Illustration of NASA’s Dragonfly rotorcraft-lander on the surface of Titan.
Credit: Johns Hopkins APL

Saturn’s largest moon holds vast oceans, organic chemistry.

On January 14, 2005, a spacecraft about 9 feet wide, with a mass of about 700 pounds entered the atmosphere of Titan, Saturn’s largest moon. Over the next two and a half hours, the Huygens probe, as the spacecraft was known, would report data from its descent through the thick atmosphere of Titan to the orbiting Cassini spacecraft above, and back to Earth. It also returned an image and data from the surface.

A generation of scientific discoveries was contained in the Cassini mission data, leading to the publication of more than 4,000 scholarly papers.
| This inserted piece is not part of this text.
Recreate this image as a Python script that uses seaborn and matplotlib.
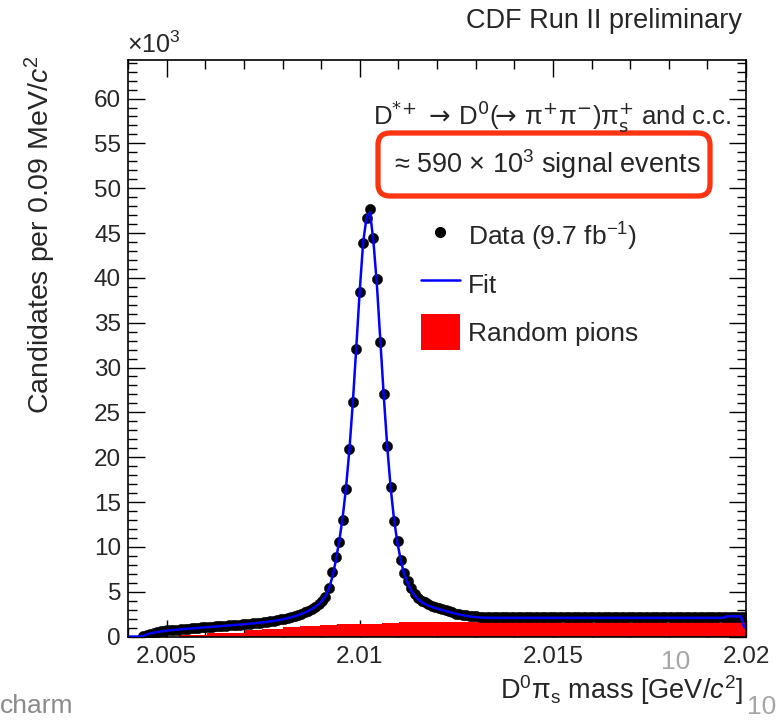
import numpy as np
import pandas as pd
import matplotlib
matplotlib.use("Agg")
import matplotlib.pyplot as plt
import seaborn as sns
from matplotlib.ticker import MultipleLocator
from matplotlib.lines import Line2D
from matplotlib.patches import Patch, FancyBboxPatch
from matplotlib.transforms import IdentityTransform

nan = np.nan
# ---------------- data (values in units of 10^3 candidates) ----------------
mass_lo, mass_hi, n_bins = 2.004, 2.020, 180

data_counts = [
    nan, nan, nan, nan,
    0.05, 0.22, 0.33, 0.42, 0.50, 0.56, 0.62, 0.67, 0.71, 0.75,
    0.78, 0.82, 0.85, 0.89, 0.92, 0.96, 0.99, 1.02, 1.04, 1.07,
    1.10, 1.12, 1.15, 1.18, 1.21, 1.24, 1.27, 1.30, 1.33, 1.37,
    1.40, 1.44, 1.48, 1.52, 1.56, 1.60, 1.65, 1.70, 1.76, 1.82,
    1.90, 1.98, 2.07, 2.17, 2.28, 2.40, 2.54, 2.70, 2.88, 3.08,
    3.32, 3.60, 3.95, 4.45, 5.40, 7.20, 8.90, 10.5, 13.0, 16.5,
    20.9, 26.1, 32.1, 38.4, 43.9, 46.7, 47.7, 44.5, 39.9, 32.9,
    27.0, 21.2, 16.7, 12.9, 10.7, 8.50, 7.10, 6.20, 5.40, 4.75,
    4.30, 4.00, 3.80, 3.60, 3.45, 3.30, 3.15, 3.04, 2.92, 2.80,
    2.68, 2.56, 2.48, 2.42, 2.37, 2.32, 2.28, 2.25, 2.22, 2.20,
    2.19, 2.18, 2.17, 2.18, 2.16, 2.17, 2.15, 2.16, 2.17, 2.14,
    2.15, 2.16, 2.14, 2.15, 2.13, 2.16, 2.14, 2.15, 2.13, 2.14,
    2.16, 2.13, 2.14, 2.15, 2.13, 2.14, 2.12, 2.15, 2.13, 2.14,
    2.13, 2.15, 2.12, 2.14, 2.13, 2.12, 2.14, 2.13, 2.15, 2.12,
    2.13, 2.14, 2.12, 2.13, 2.15, 2.12, 2.13, 2.14, 2.12, 2.13,
    2.14, 2.12, 2.13, 2.15, 2.13, 2.12, 2.14, 2.13, 2.12, 2.14,
    2.13, 2.15, 2.12, 2.14, 2.13, 2.15, 2.14, 2.16, 2.15, 2.17,
    2.18, 2.20, 2.19, 2.21, 2.20, 2.22,
]

fit_values = [
    0.0, 0.0, 0.0, 0.0,
    0.08, 0.25, 0.35, 0.43, 0.50, 0.56, 0.61, 0.66, 0.70, 0.74,
    0.77, 0.81, 0.84, 0.87, 0.90, 0.93, 0.96, 0.99, 1.02, 1.05,
    1.07, 1.10, 1.13, 1.16, 1.19, 1.22, 1.25, 1.28, 1.31, 1.35,
    1.38, 1.42, 1.46, 1.50, 1.54, 1.58, 1.63, 1.68, 1.74, 1.80,
    1.87, 1.95, 2.04, 2.14, 2.25, 2.37, 2.51, 2.67, 2.85, 3.06,
    3.30, 3.60, 3.98, 4.50, 5.30, 6.60, 8.40, 10.6, 13.2, 16.6,
    20.9, 26.2, 32.3, 38.6, 44.0, 46.8, 47.3, 44.0, 39.2, 33.0,
    26.8, 21.2, 16.6, 13.0, 10.4, 8.40, 6.90, 5.90, 5.10, 4.55,
    4.15, 3.85, 3.62, 3.44, 3.30, 3.17, 3.05, 2.94, 2.84, 2.74,
    2.64, 2.54, 2.45, 2.37, 2.30, 2.24, 2.19, 2.15, 2.12, 2.10,
    2.09,
    2.08, 2.08, 2.08, 2.08, 2.08, 2.08, 2.08, 2.08, 2.08, 2.08,
    2.08, 2.08, 2.08, 2.08, 2.08, 2.08, 2.08, 2.08, 2.08, 2.08,
    2.08, 2.08, 2.08, 2.08, 2.08, 2.08, 2.08, 2.08, 2.08, 2.08,
    2.08, 2.08, 2.08, 2.08, 2.08, 2.08, 2.08, 2.08, 2.08, 2.08,
    2.08, 2.08, 2.08, 2.08, 2.08, 2.08, 2.08, 2.08, 2.08, 2.08,
    2.08, 2.08, 2.08, 2.08, 2.08, 2.08, 2.08, 2.08, 2.08, 2.08,
    2.08, 2.08, 2.08, 2.08, 2.08, 2.08, 2.08, 2.08,
    2.10, 2.25, 2.25, 2.25, 2.25, 2.25, 1.00,
]

random_pions = [
    0, 0, 0, 0, 0, 0, 0, 0, 0, 0,
    0, 0, 0, 0, 0, 0.22, 0.22, 0.22, 0.22, 0.22,
    0.22, 0.22, 0.22, 0.41, 0.41, 0.41, 0.41, 0.41, 0.41, 0.41,
    0.41, 0.41, 0.41, 0.41, 0.67, 0.67, 0.67, 0.67, 0.67, 0.89,
    0.89, 0.89, 0.89, 0.89, 0.89, 1.08, 1.08, 1.08, 1.08, 1.08,
    1.22, 1.22, 1.22, 1.22, 1.22, 1.22, 1.30, 1.30, 1.30, 1.30,
    1.30, 1.42, 1.42, 1.42, 1.42, 1.42, 1.42, 1.42, 1.42, 1.42,
    1.42, 1.42, 1.42, 1.42, 1.55, 1.55, 1.55, 1.55, 1.55, 1.66,
    1.66, 1.66, 1.66, 1.66, 1.66, 1.66, 1.66, 1.66, 1.66, 1.66,
    1.66, 1.66, 1.66, 1.66, 1.66, 1.66, 1.66, 1.66, 1.66, 1.66,
    1.66, 1.66, 1.66, 1.74, 1.74, 1.74, 1.74, 1.74, 1.74, 1.74,
    1.74, 1.74, 1.62, 1.62, 1.60, 1.62, 1.62, 1.62, 1.58, 1.62,
    1.62, 1.64, 1.64, 1.62, 1.62, 1.62, 1.56, 1.60, 1.62, 1.62,
    1.62, 1.62, 1.60, 1.62, 1.62, 1.56, 1.62, 1.62, 1.62, 1.62,
    1.58, 1.62, 1.62, 1.62, 1.62, 1.60, 1.56, 1.62, 1.62, 1.62,
    1.62, 1.62, 1.58, 1.62, 1.62, 1.62, 1.62, 1.56, 1.62, 1.62,
    1.62, 1.62, 1.62, 1.60, 1.62, 1.62, 1.58, 1.62, 1.62, 1.62,
    1.62, 1.62, 1.56, 1.62, 1.64, 1.66, 1.64, 1.62, 1.62, 1.62,
]

x_ticks = [2.005, 2.01, 2.015, 2.02]
x_ticklabels = ["2.005", "2.01", "2.015", "2.02"]
y_ticks = [0, 5, 10, 15, 20, 25, 30, 35, 40, 45, 50, 55, 60]
y_ticklabels = ["0", "5", "10", "15", "20", "25", "30", "35", "40", "45", "50", "55", "60"]
legend_labels = ["Data (9.7 fb$^{-1}$)", "Fit", "Random pions"]

# ---------------- style ----------------
sns.set_style("ticks")
plt.rcParams["font.family"] = ["Liberation Sans", "DejaVu Sans"]
plt.rcParams["mathtext.fontset"] = "custom"
plt.rcParams["mathtext.rm"] = "Liberation Sans"
plt.rcParams["mathtext.it"] = "Liberation Sans:italic"
plt.rcParams["mathtext.bf"] = "Liberation Sans:bold"

W, H = 782, 721
fig = plt.figure(figsize=(W / 100, H / 100), dpi=100)
ax = fig.add_axes([128 / W, 1 - 636.5 / H, (746 - 128) / W, (636.5 - 60) / H])

edges = np.linspace(mass_lo, mass_hi, n_bins + 1)
centers = 0.5 * (edges[:-1] + edges[1:])
df = pd.DataFrame({
    "mass": centers,
    "data": np.array(data_counts, dtype=float),
    "fit": np.array(fit_values, dtype=float),
    "random": np.array(random_pions, dtype=float),
})

sns.histplot(data=df, x="mass", weights="random", bins=edges.tolist(),
             element="step", fill=True, color="#ff0000", alpha=1.0,
             linewidth=0, ax=ax, zorder=1)
dpts = df.dropna(subset=["data"])
sns.scatterplot(data=dpts, x="mass", y="data", color="black", s=55,
                edgecolor="black", linewidth=0.3, ax=ax, zorder=3, legend=False)
sns.lineplot(data=df, x="mass", y="fit", color="#0000ff", linewidth=1.8, ax=ax,
             zorder=4, sort=False, estimator=None)

ax.set_xlim(mass_lo, mass_hi)
ax.set_ylim(0, 64.3)
ax.set_xlabel("")
ax.set_ylabel("")
ax.set_xticks(x_ticks)
ax.set_xticklabels(x_ticklabels)
ax.set_yticks(y_ticks)
ax.set_yticklabels(y_ticklabels)
ax.xaxis.set_minor_locator(MultipleLocator(0.001))
ax.yaxis.set_minor_locator(MultipleLocator(1))
ax.tick_params(which="both", direction="in", top=True, right=True, width=1.0,
               color="black")
ax.tick_params(which="major", length=12.5, labelsize=17.5)
ax.tick_params(which="minor", length=6.5)
ax.tick_params(axis="x", which="major", pad=7)
ax.tick_params(axis="y", which="major", pad=5)
for sp in ax.spines.values():
    sp.set_visible(True)
    sp.set_linewidth(1.2)
    sp.set_color("black")

# legend
handles = [
    Line2D([], [], marker="o", color="black", linestyle="none", markersize=7),
    Line2D([], [], color="#0000ff", linewidth=1.8),
    Patch(facecolor="#ff0000", edgecolor="none"),
]
ax.legend(handles, legend_labels, loc="upper left", bbox_to_anchor=(0.474, 0.724),
          frameon=False, fontsize=19, borderpad=0, borderaxespad=0,
          handlelength=1.48, handleheight=1.72, handletextpad=0.3,
          labelspacing=0.44)

# texts
fig.text(742 / W, 1 - 21 / H, "CDF Run II preliminary", ha="right", va="center",
         fontsize=19.5)
fig.text(127 / W, 1 - 58 / H, r"$\times$10$^{3}$", ha="left", va="bottom", fontsize=18)
fig.text(40 / W, 1 - 55 / H, r"Candidates per 0.09 MeV/$c^{2}$", rotation=90,
         ha="center", va="top", fontsize=20.5)
fig.text(743 / W, 1 - 690 / H, r"D$^{0}$π$_{\mathrm{s}}$ mass [GeV/$c^{2}$]",
         ha="right", va="center", fontsize=19.5)
fig.text(731 / W, 1 - 116 / H,
         r"D$^{*\!+}$ $\!\rightarrow\!$ D$^{0}$($\!\!\rightarrow\!$ π$^{+}$π$^{-}$)π$^{+}_{\mathrm{s}}$ and c.c.",
         ha="right", va="center", fontsize=18.5, math_fontfamily="dejavusans")
fig.text(547 / W, 1 - 164 / H, r"≈ 590 × 10$^{3}$ signal events",
         ha="center", va="center", fontsize=19.5)
box = FancyBboxPatch((378, H - 196), 332, 63,
                     boxstyle="round,pad=0,rounding_size=12",
                     transform=IdentityTransform(), fill=False,
                     edgecolor="#ff3512", linewidth=3.8, clip_on=False)
fig.add_artist(box)

# slide artefacts
fig.text(0, 1 - 706 / H, "charm", ha="left", va="center", fontsize=19, color="#8a8a8a")
fig.text(676 / W, 1 - 662 / H, "10", ha="center", va="center", fontsize=19, color="#a6a6a6")
fig.text(762 / W, 1 - 707 / H, "10", ha="center", va="center", fontsize=19, color="#a6a6a6")

fig.savefig("out.png", dpi=100)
Cassini’s flybys of Titan, coupled with data from the Huygens probe, yielded tantalizing clues of a world in which complex organic compounds form beneath methane clouds in a nitrogen-rich atmosphere, over a global subsurface ocean covered by a thick layer of water ice, and rivers of methane.

This means that Titan, in essence, is an ocean world laboratory that has been doing organic chemistry for hundreds of millions of years, according to Elizabeth “Zibi” Turtle, a planetary scientist at the Johns Hopkins University Applied Physics Laboratory (APL).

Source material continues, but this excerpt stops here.